Il ricorso alle cure in ambiente intensivo tra i pazienti ospedalizzati ha rappresentato una evenienza non rara, come testimoniato dai primi report asiatici e confermato dalle stime europee e nordamericane, che riportano percentuali tra il 14.2 e il 26%. Tra i dati che più hanno destato interesse e palesato quanto i malati COVID-19 si differenziassero dai malati colpiti dalle polmoniti virali non COVID-19 è sicuramente da annoverare la mortalità nelle terapie intensive.

Nonostante più di 190.000 persone siano già decedute per COVID-19 in tutto il mondo, i dati disponibili sulla mortalità dei pazienti ricoverati in terapia intensiva sottoposti ad intubazione e ventilati artificialmente sono pochi e molto discordanti tra di loro.

Se lette in maniere frettolosa e superficiale tali differenze di mortalità in gruppi apparentemente simili di malati, potrebbero far pensare a qualità di cure e risorse significativamente diverse tra i diversi paesi o diversi ospedali nello stesso paese. Tuttavia, come a volte accade, le ragioni alla base sono da ricercare nella metodologia utilizzata.

I primi lavori condotti in Cina riportano una mortalità elevatissima nei pazienti sottoposti a ventilazione invasiva. Uno studio monocentrico osservazionale retrospettivo ha raccolto dati da 52 pazienti ricoverati in ICU a Wuhan tra il 24 Dicembre 2019 e il 26 Gennaio 2020, riportando una mortalità dell’81% (n=19) con 3 pazienti ancora ricoverati in terapia intensiva al termine dei 28 giorni di follow-up.

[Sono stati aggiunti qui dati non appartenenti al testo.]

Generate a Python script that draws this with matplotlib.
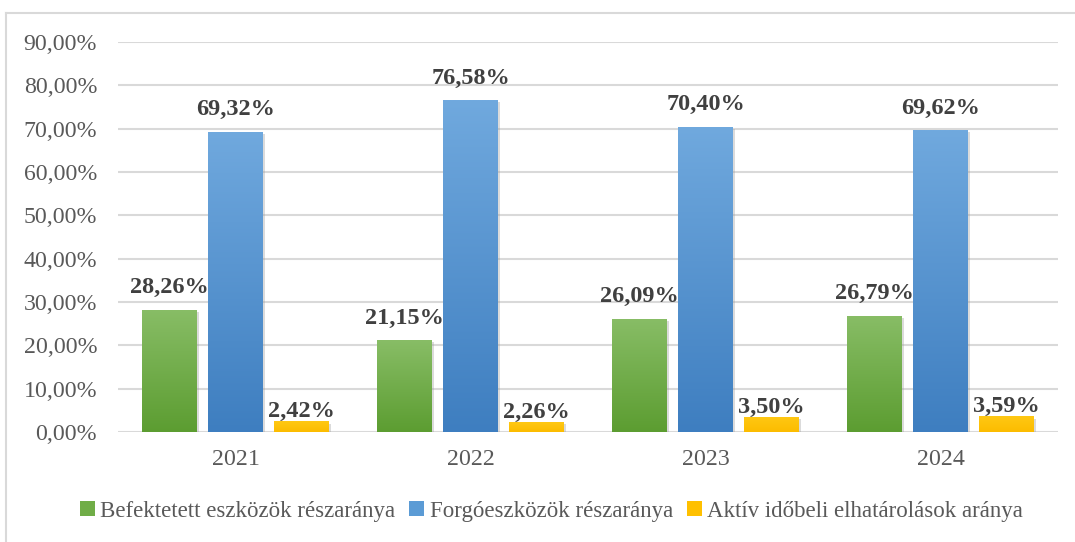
import numpy as np
import matplotlib.pyplot as plt
from matplotlib.patches import Patch
from matplotlib.colors import LinearSegmentedColormap
import matplotlib.patheffects as pe

years = ["2021", "2022", "2023", "2024"]
befektetett = [28.26, 21.15, 26.09, 26.79]
forgo = [69.32, 76.58, 70.40, 69.62]
aktiv = [2.42, 2.26, 3.50, 3.59]
series_names = ["Befektetett eszközök részaránya",
                "Forgóeszközök részaránya",
                "Aktív időbeli elhatárolások aránya"]

plt.rcParams['font.family'] = ['Liberation Serif', 'DejaVu Serif']

fig = plt.figure(figsize=(10.75, 5.42), dpi=100)
ax = fig.add_axes([0.1098, 0.203, 0.8744, 0.7195])

# (top colour, bottom colour) of each series' gradient
grads = [("#88bd66", "#5c9d31"), ("#70a9de", "#3e7ec0"), ("#ffc814", "#fcbc00")]
legend_cols = ["#70ad47", "#5b9bd5", "#ffc000"]
label_offsets = [12, 12, 3]  # points between bar top and label baseline

x = np.arange(len(years))
width = 0.234
step = 0.281

for i, vals in enumerate([befektetett, forgo, aktiv]):
    xs = x + (i - 1) * step
    bars = ax.bar(xs, vals, width, color=legend_cols[i], zorder=3,
                  path_effects=[pe.SimplePatchShadow(offset=(1.5, -1.5), shadow_rgbFace="#9a9a9a", alpha=0.35),
                                pe.Normal()])
    cmap = LinearSegmentedColormap.from_list("g%d" % i, [grads[i][1], grads[i][0]])
    grad = np.linspace(0, 1, 256).reshape(-1, 1)
    for b, v in zip(bars, vals):
        im = ax.imshow(grad, cmap=cmap, origin="lower", aspect="auto",
                       extent=(b.get_x(), b.get_x() + b.get_width(), 0, v), zorder=4)
        im.set_clip_path(b)
        ax.annotate(("%.2f%%" % v).replace(".", ","), (b.get_x() + b.get_width() / 2, v),
                    xytext=(0, label_offsets[i]), textcoords="offset points", ha="center", va="baseline",
                    fontsize=17.5, fontweight="bold", color="#404040", zorder=5)

ax.set_xlim(-0.5, 3.5)
ax.set_ylim(0, 90)
ax.set_yticks(np.arange(0, 91, 10))
ax.set_yticklabels([("%.2f%%" % t).replace(".", ",") for t in np.arange(0, 91, 10)])
ax.set_xticks(x)
ax.set_xticklabels(years)
ax.tick_params(axis="y", length=0, pad=15, labelsize=17.2, labelcolor="#595959")
ax.tick_params(axis="x", length=0, pad=12, labelsize=17.2, labelcolor="#595959")
ax.grid(axis="y", color="#d9d9d9", linewidth=1.5, zorder=0)
ax.set_axisbelow(True)
for s in ax.spines.values():
    s.set_visible(False)

handles = [Patch(facecolor=c, edgecolor="none") for c in legend_cols]
fig.legend(handles, series_names, loc="center", bbox_to_anchor=(0.513, 0.057), ncol=3,
           frameon=False, fontsize=16.5, labelcolor="#595959",
           handlelength=0.65, handleheight=0.65, handletextpad=0.25, columnspacing=0.6)

# outer chart frame (top and left edges visible in the crop)
fig.add_artist(plt.Line2D([6 / 1075, 1], [1 - 13 / 542, 1 - 13 / 542], color="#d9d9d9", linewidth=1.5,
                          transform=fig.transFigure))
fig.add_artist(plt.Line2D([6 / 1075, 6 / 1075], [0, 1 - 13 / 542], color="#d9d9d9", linewidth=1.5,
                          transform=fig.transFigure))

fig.savefig("out.png", dpi=100)
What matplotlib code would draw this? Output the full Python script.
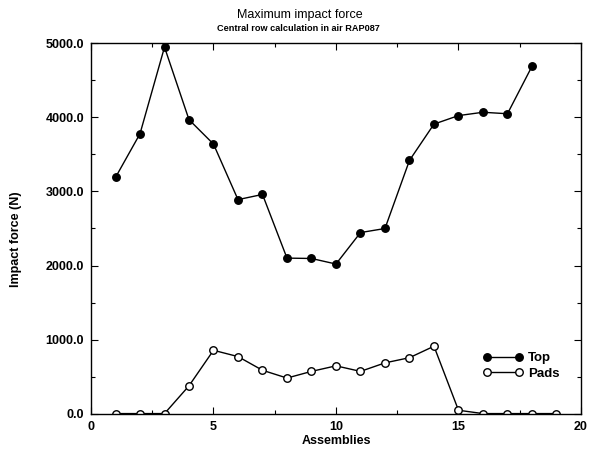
import matplotlib.pyplot as plt
from matplotlib.ticker import MultipleLocator, FormatStrFormatter

plt.rcParams["font.family"] = ["Liberation Sans", "DejaVu Sans"]

assemblies = list(range(1, 20))
top_force = [3190, 3780, 4950, 3970, 3640, 2890, 2960, 2100, 2095, 2020,
             2445, 2500, 3420, 3910, 4025, 4070, 4050, 4690]
pads_force = [0, 0, 0, 375, 855, 770, 585, 480, 570, 645,
              570, 685, 755, 910, 45, 0, 0, 0, 0]


def main():
    fig = plt.figure(figsize=(5.91, 4.57), dpi=100)
    ax = fig.add_axes([0.154, 0.095, 0.829, 0.81])

    ax.plot(assemblies[:len(top_force)], top_force, color="black", lw=1.0,
            marker="o", ms=5.4, mfc="black", mec="black", label="Top")
    ax.plot(assemblies, pads_force, color="black", lw=1.0,
            marker="o", ms=5.4, mfc="white", mec="black", mew=1.0,
            label="Pads")

    ax.set_xlim(0, 20)
    ax.set_ylim(0, 5000)
    ax.xaxis.set_major_locator(MultipleLocator(5))
    ax.xaxis.set_minor_locator(MultipleLocator(2.5))
    ax.yaxis.set_major_locator(MultipleLocator(1000))
    ax.yaxis.set_minor_locator(MultipleLocator(500))
    ax.yaxis.set_major_formatter(FormatStrFormatter("%.1f"))
    ax.tick_params(which="both", direction="in", top=True, right=True,
                   width=0.8, labelsize=9)
    ax.tick_params(which="major", length=5, pad=5)
    ax.tick_params(which="minor", length=3)
    for lab in ax.get_xticklabels() + ax.get_yticklabels():
        lab.set_fontweight("bold")
    for sp in ax.spines.values():
        sp.set_linewidth(1.0)

    ax.set_xlabel("Assemblies", fontsize=9, fontweight="bold", labelpad=2)
    ax.set_ylabel("Impact force (N)", fontsize=9, fontweight="bold")
    ax.yaxis.set_label_coords(-0.14, 0.47)

    fig.text(0.507, 0.968, "Maximum impact force", ha="center", va="center",
             fontsize=9)
    fig.text(0.505, 0.938, "Central row calculation in air RAP087",
             ha="center", va="center", fontsize=6.6, fontweight="bold")

    ax.legend(loc="upper left", bbox_to_anchor=(0.8, 0.166), frameon=False,
              numpoints=2, handlelength=3.0, handletextpad=0.4,
              labelspacing=0.25, borderpad=0, borderaxespad=0,
              prop={"size": 9.5, "weight": "bold"})

    fig.savefig("out.png", dpi=100)
    plt.close(fig)


if __name__ == "__main__":
    main()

Un ulteriore studio condotto su pazienti ricoverati in due distinti ospedali di Wuhan ha raccolto informazioni su pazienti ivi ricoverati tra il 29 dicembre 2019 e il 31 gennaio 2020. Tra i pazienti sottoposti a ventilazione meccanica invasiva, la mortalità è risultata del del 97% (n=31), con un follow-up totale per i pazienti ricoverati in terapia intensiva non deceduti di 8 giorni [intervallo interquartile 4 –12], sovrapponibile con quello dei non sopravvissuti.

Dati da oltreoceano ci giungono da uno studio che ha preso in considerazione lo stato di New York, in particolare la rete del Northwell Health a cui afferiscono circa 11 milioni di pazienti. Lo studio ha preso in considerazione i ricoveri ospedalieri di pazienti COVID-19 dall’1 marzo 2020 al 4 aprile 2020, con questa data presa come termine del follow-up.

Su un totale di 2,634 tra dimessi e deceduti, il 12% (n=320) hanno ricevuto ventilazione meccanica invasiva. Di questi l’88.1% (n=282) sono deceduti.

Tuttavia, ciò che maggiormente suscita interesse in questo report è rappresentato dalla mediana della durata della degenza dei pazienti il cui valore più elevato è di 5.5 giorni [intervallo interquartile 2.9-8.4] nei pazienti deceduti con età compresa tra 18 e 65 anni (n=134)].

Pertanto, seppur con una mortalità assimilabile ai dati cinesi, la durata di degenza risulta simile al report inglese e sorprendentemente più bassa di quella riportata dagli stessi studi cinesi e dallo studio lombardo.